What the World Cup taught us about ourselves.
I’ve always had an on-and-off relationship with football. There were years when I was completely obsessed with it, and others when I barely gave it a second thought.
Over the past year alone, I’ve probably watched close to a hundred matches — from the Premier League to Portugal’s Primeira Liga, with plenty of others in between. Moving to the city of the club I’ve supported all my life, FC Porto, certainly reignited something that had been quietly dormant. So did watching football alongside my partner, whose understanding of the game has taught me to notice things I would probably have missed on my own. I found myself back at the stadium: as a supporter, a club member, and, above all, as a fan.
But football has never really been about football.
To me, football has never really been about football. Every match leaves me thinking about something bigger — human behaviour, psychology, resilience, ego, leadership, fear and belief. Football is one of the purest laboratories of the human condition. Every ninety minutes offers another lesson, if we’re willing to pay attention.
This World Cup, sadly drawing to a close, has been full of those lessons.
I watched almost every match. The few played in the middle of the night I caught up with through highlights the following morning. And every single one left me feeling something.
I laughed.
I cried.
I got frustrated.
I was genuinely surprised.
Judging by the reaction across the globe, I don’t think I was alone.
More than anything, though, what we witnessed was something increasingly rare: unity.
For a few precious weeks, supporters from every nation sat side by side. Rivalries remained on the pitch, while humanity quietly took centre stage.
The opening match between Mexico and South Africa gave us one of the tournament’s funniest moments, as players looked utterly bewildered while Brazilian referee Wilton Sampaio attempted to explain decisions in English. We watched Dick Advocaat, manager of Curaçao — a Caribbean island of little more than 150,000 people making its historic World Cup debut — break down in tears, carrying not only the weight of his team’s extraordinary achievement but also the emotional burden of having stepped away from football to care for his seriously ill daughter.




We saw Cabo Verde, one of the tournament’s smallest nations, stand fearlessly against the might of Spain, with goalkeeper Vozinha turning belief into an almost impenetrable wall.
We watched Japanese supporters cleaning the stands after matches, while their players left the dressing rooms exactly as they had found them.
A police officer in the United States unexpectedly became a social media sensation thanks to his remarkable football skills.
We witnessed players openly expressing their faith while showing complete respect for the beliefs of others.
Victorious supporters embraced defeated rivals.
Time and again, impossible comebacks reminded us of what determination, unity and collective belief can achieve.
Individually, they were just moments. Together, they became the story of this World Cup.
When the tournament is finally over, this is what I’ll remember most.
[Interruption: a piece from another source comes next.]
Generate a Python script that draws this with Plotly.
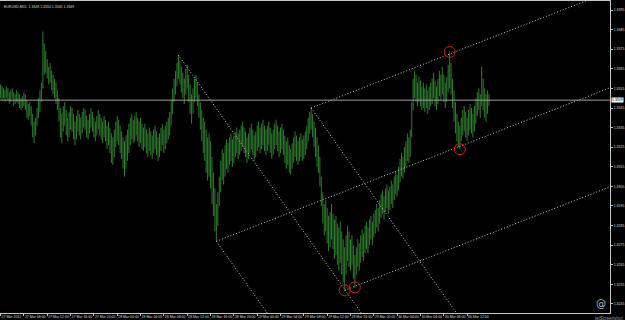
import plotly.graph_objects as go

# ---------------- data (pips above 1.3300) ----------------
high_pips = [
    57, 56, 55, 54, 56, 55, 53, 54, 55, 53, 52, 54, 53, 52, 50, 51,
    53, 52, 49, 47, 48, 46, 42, 38, 40, 45, 50, 54, 58, 84, 78, 74,
    70, 66, 68, 64, 62, 60, 58, 54, 50, 45, 42, 46, 48, 44, 40, 43,
    46, 45, 42, 38, 41, 44, 42, 40, 43, 45, 44, 41, 39, 42, 45, 43,
    40, 38, 41, 44, 42, 40, 38, 41, 39, 36, 38, 35, 32, 30, 34, 38,
    41, 39, 36, 33, 30, 28, 31, 34, 37, 40, 42, 39, 41, 43, 40, 38,
    40, 37, 35, 37, 34, 32, 35, 33, 31, 34, 36, 33, 30, 32, 35, 37,
    34, 36, 38, 40, 43, 49, 55, 60, 64, 68, 72, 69, 66, 63, 60, 65,
    67, 62, 57, 52, 55, 60, 62, 58, 52, 48, 44, 40, 38, 34, 30, 32,
    28, 20, 12, 4, -4, 2, 10, 18, 24, 22, 26, 29, 27, 30, 32, 29,
    31, 33, 35, 32, 34, 36, 38, 35, 33, 30, 32, 35, 37, 34, 31, 33,
    36, 38, 35, 37, 39, 36, 34, 36, 38, 35, 32, 34, 37, 39, 36, 33,
    35, 37, 34, 31, 28, 30, 26, 24, 27, 30, 33, 31, 28, 30, 32, 29,
    31, 33, 36, 40, 43, 45, 42, 38, 35, 30, 26, 20, 10, 2, -4, -2,
    -6, -10, -8, -4, -9, -12, -10, -14, -16, -13, -18, -22, -26, -20, -15, -18,
    -22, -20, -25, -30, -26, -22, -24, -20, -17, -19, -15, -13, -16, -12, -10, -13,
    -9, -7, -4, -6, -2, 1, 3, 0, 4, 6, 3, 5, 8, 6, 10, 13,
    11, 15, 19, 22, 20, 25, 28, 32, 30, 34, 48, 60, 64, 62, 58, 61,
    59, 56, 58, 55, 57, 54, 56, 58, 60, 63, 59, 56, 60, 64, 62, 66,
    62, 58, 61, 67, 74, 68, 60, 54, 48, 42, 38, 36, 40, 44, 46, 43,
    40, 44, 47, 45, 42, 46, 50, 53, 55, 52, 66, 60, 55, 52, 54, 52,
]
low_pips = [
    50, 49, 50, 48, 50, 49, 47, 48, 50, 46, 47, 48, 47, 45, 44, 45,
    46, 44, 40, 39, 41, 36, 30, 27, 31, 36, 40, 43, 48, 55, 62, 63,
    60, 57, 58, 54, 52, 50, 47, 44, 38, 30, 27, 33, 36, 31, 28, 30,
    34, 33, 29, 26, 29, 33, 31, 29, 32, 35, 34, 30, 29, 32, 35, 33,
    30, 28, 31, 34, 31, 29, 27, 30, 28, 24, 26, 22, 17, 16, 20, 25,
    28, 26, 22, 19, 14, 10, 14, 18, 22, 26, 29, 27, 28, 31, 28, 25,
    27, 24, 23, 25, 22, 20, 23, 21, 19, 22, 24, 21, 18, 20, 23, 26,
    22, 24, 27, 29, 31, 36, 42, 48, 52, 56, 60, 57, 53, 50, 47, 52,
    55, 48, 42, 37, 42, 48, 50, 46, 40, 34, 28, 22, 18, 12, 8, 10,
    4, -4, -10, -18, -23, -15, -5, 2, 8, 6, 10, 14, 12, 16, 18, 15,
    17, 20, 22, 19, 21, 23, 25, 22, 20, 17, 19, 22, 24, 21, 18, 20,
    23, 25, 22, 24, 26, 23, 21, 23, 26, 22, 19, 21, 24, 26, 23, 20,
    22, 24, 21, 17, 14, 16, 12, 11, 14, 17, 20, 18, 16, 18, 20, 18,
    19, 21, 24, 28, 32, 34, 30, 25, 20, 15, 12, 5, -5, -14, -20, -18,
    -24, -28, -26, -22, -27, -32, -30, -35, -38, -34, -40, -44, -48, -40, -33, -36,
    -38, -35, -42, -47, -40, -36, -38, -34, -31, -33, -29, -27, -29, -25, -22, -25,
    -21, -19, -16, -18, -14, -11, -9, -12, -8, -6, -9, -7, -4, -6, -2, 1,
    0, 3, 7, 10, 9, 12, 15, 18, 17, 20, 30, 44, 50, 48, 46, 48,
    46, 44, 45, 43, 45, 42, 44, 46, 47, 50, 46, 44, 47, 51, 49, 52,
    48, 45, 48, 53, 55, 52, 45, 38, 32, 28, 25, 24, 28, 31, 33, 30,
    28, 31, 34, 32, 30, 33, 37, 41, 44, 40, 46, 44, 40, 38, 42, 46,
]
BASE = 1.3300
PIP = 0.0001

x_tick_bars = [0, 16, 32, 48, 64, 80, 96, 112, 128, 144, 160, 176, 192, 208, 224, 240, 256, 272, 288, 304, 320]
x_tick_text = ["27 Mar 2012", "27 Mar 08:00", "27 Mar 12:00", "27 Mar 16:00", "27 Mar 20:00",
               "28 Mar 00:00", "28 Mar 04:00", "28 Mar 08:00", "28 Mar 12:00", "28 Mar 16:00",
               "28 Mar 20:00", "29 Mar 00:00", "29 Mar 04:00", "29 Mar 08:00", "29 Mar 12:00",
               "29 Mar 16:00", "29 Mar 20:00", "30 Mar 00:00", "30 Mar 04:00", "30 Mar 08:00",
               "30 Mar 12:00"]
y_tick_vals = [1.3395, 1.3385, 1.3375, 1.3365, 1.3355, 1.3345, 1.3335, 1.3325, 1.3315,
               1.3305, 1.3295, 1.3285, 1.3275, 1.3265, 1.3255, 1.3245]
y_tick_text = ["1.3395", "1.3385", "1.3375", "1.3365", "1.3355", "1.3345", "1.3335", "1.3325",
               "1.3315", "1.3305", "1.3295", "1.3285", "1.3275", "1.3265", "1.3255", "1.3245"]

current_price = 1.3349
title_text = "EURUSD,M15  1.3348 1.3350 1.3345 1.3349"

# pitchfork anchors (bar, pips)
desc_bars = [122, 148, 213]
desc_pips = [72, -23, 45]
asc_bars = [213, 148, 236]
asc_pips = [45, -23, -48]
desc_slope = -1.049   # pips per bar
asc_slope = 0.29      # pips per bar
line_len = 320        # bars to extend (clipped by axes)

# red circled touches (bar, pips)
circle_bars = [236, 243, 308, 315]
circle_pips = [-48, -46.5, 73.6, 24]

# ---------------- figure ----------------
fig = go.Figure()

bx, by = [], []
for i, (h, l) in enumerate(zip(high_pips, low_pips)):
    bx += [i, i, None]
    by += [BASE + l * PIP, BASE + h * PIP, None]
fig.add_trace(go.Scatter(x=bx, y=by, mode="lines",
                         line=dict(color="#358a35", width=0.9), hoverinfo="skip"))

lx, ly = [], []
for b, p in zip(desc_bars, desc_pips):
    lx += [b, b + line_len, None]
    ly += [BASE + p * PIP, BASE + (p + desc_slope * line_len) * PIP, None]
for b, p in zip(asc_bars, asc_pips):
    lx += [b, b + line_len, None]
    ly += [BASE + p * PIP, BASE + (p + asc_slope * line_len) * PIP, None]
fig.add_trace(go.Scatter(x=lx, y=ly, mode="lines",
                         line=dict(color="#c8c8c8", width=1, dash="1px,2px"), hoverinfo="skip"))

fig.add_trace(go.Scatter(x=circle_bars, y=[BASE + p * PIP for p in circle_pips], mode="markers",
                         marker=dict(symbol="circle-open", size=11, color="#d02020",
                                     line=dict(width=1, color="#d02020")), hoverinfo="skip"))

fig.add_hline(y=current_price, line=dict(color="#a0a0a0", width=1))

small = dict(family="Liberation Sans", size=3.5, color="#dcdcdc")

fig.add_annotation(x=0.003, y=0.995, xref="paper", yref="paper", xanchor="left", yanchor="top",
                   text=title_text, showarrow=False, font=small)
fig.add_annotation(x=1, y=current_price, xref="paper", yref="y", xanchor="left", yanchor="middle",
                   xshift=1, text="1.3349", showarrow=False, bgcolor="#ffffff",
                   font=dict(family="Liberation Sans", size=3.5, color="#000000"), borderpad=0)
fig.add_annotation(x=1.024, y=0, xref="paper", yref="paper", xanchor="right", yanchor="top",
                   yshift=-1, text="jetScreenshot", showarrow=False,
                   font=dict(family="Liberation Sans", size=4.5, color="#9a9a9a"))
fig.add_annotation(x=0.985, y=0, xref="paper", yref="paper", xanchor="center", yanchor="bottom",
                   yshift=2, text="@", showarrow=False,
                   font=dict(family="DejaVu Sans", size=10, color="#bdbdbd"))

fig.update_layout(
    width=625, height=320,
    margin=dict(l=0, r=15, t=1, b=7),
    paper_bgcolor="#000000", plot_bgcolor="#000000",
    showlegend=False,
    xaxis=dict(range=[-0.4, 418], tickvals=x_tick_bars, ticktext=x_tick_text, tickangle=0,
               ticklabelposition="outside right", ticks="outside", ticklen=2,
               tickcolor="#c8c8c8", tickfont=small, showgrid=False, zeroline=False,
               showline=True, linecolor="#c8c8c8", linewidth=1, mirror=True),
    yaxis=dict(range=[1.32404, 1.33996], side="right", tickvals=y_tick_vals, ticktext=y_tick_text,
               ticks="outside", ticklen=2, tickcolor="#c8c8c8", tickfont=small,
               showgrid=False, zeroline=False, showline=True, linecolor="#c8c8c8", linewidth=1),
)

fig.write_html("out.html")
At a time when wars continue to divide nations, football somehow managed to do the opposite. It brought people together. It softened hostility. It momentarily erased borders that politics has spent decades reinforcing.
And it’s difficult not to wonder: what if politics simply got out of the way? What if those who hold power governed differently? Does power inevitably corrupt, or does it merely reveal who people already are?
Let’s not pretend football itself is innocent. FIFA has never been free from politics, vested interests or corruption.
Yet what happened on the pitch, in the stands and in the streets told a completely different story.
Because if this World Cup taught us anything, it is that ordinary people were never the problem.
Power usually is.
And despite everything happening around us, humanity is still very much alive.